Answering these questions takes our Ecohydrology Research Group around the world - with projects based in the US, Brazil, India, Ethiopia, Australia and Oceania. We use mathematical modeling, remote sensing, and field observations.
Australian Critical Zone Observatory Network
Five intensive monitoring sites are being established across Australia to enable Critical Zone Science in the Southern Hemisphere. See https://www.tern.org.au/critical-zone/ and
https://www.tern.org.au/real-time-soil-sensing-and-sampling-for-critical-wa-agricultural-monitoring-site/ for more information.
Recharge Estimation Collaboration / Recharge in a Changing Climate
Seven monitoring sites have been established on the Western Australian coastal plain to observe unsaturated - saturated zone dynamics and learn about recharge to the critical water supply Gnangara Aquifer system.
See https://www.wa.gov.au/government/announcements/collaboration-the-importance-of-groundwater-recharge-estimation and https://insidewater.com.au/whiteman-park-highlights-groundwater-research/ for more information.

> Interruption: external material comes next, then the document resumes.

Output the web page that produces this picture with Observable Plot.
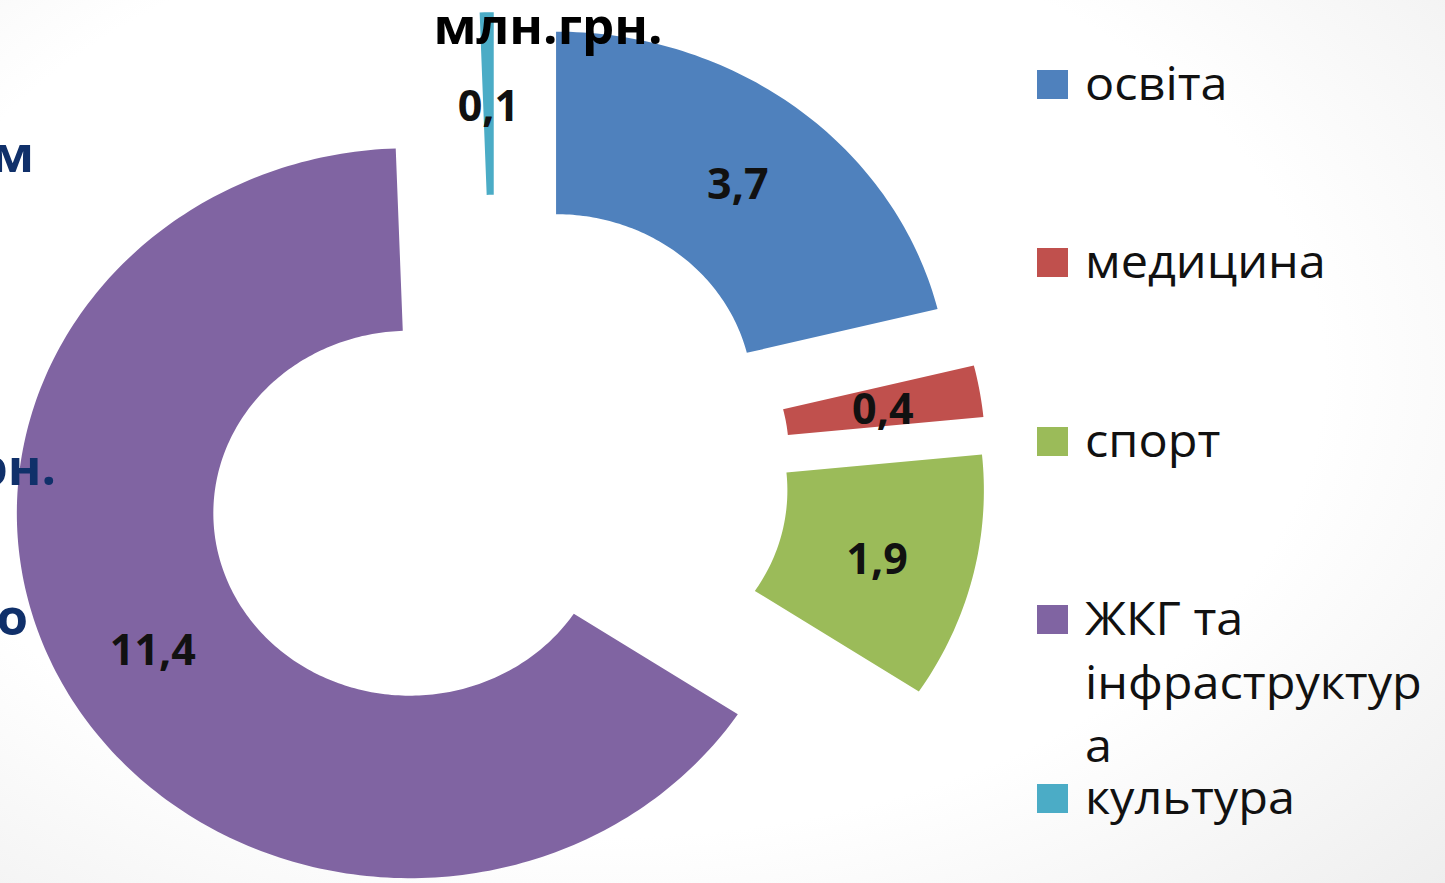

Sally received her undergraduate degrees (in Environmental Chemistry and Environmental Engineering) from the University of Western Australia. She worked as an engineering consultant for several years, before starting her PhD with the support of a General Sir John Monash Award at Duke University in 2006. Upon graduating in 2010, Sally worked as a postdoctoral scholar at Princeton and Purdue Universities. She was appointed Assistant Professor of Surface Hydrology at the University of California, Berkeley, in 2012, and promoted to Associate Professor with tenure in 2017, at which time she was also appointed the inaugural Claire and Hsieh-Wen Shen Distinguished Research Chair. Sally began work at the University of Western Australia in 2019. Sally is also the recipient of the US National Science Foundation CAREER award, the American Geophysical Union Early Career Award in Hydrology, and the European Geophysical Union Jim Dooge Award for "best paper" in Hydrology and Earth System Science.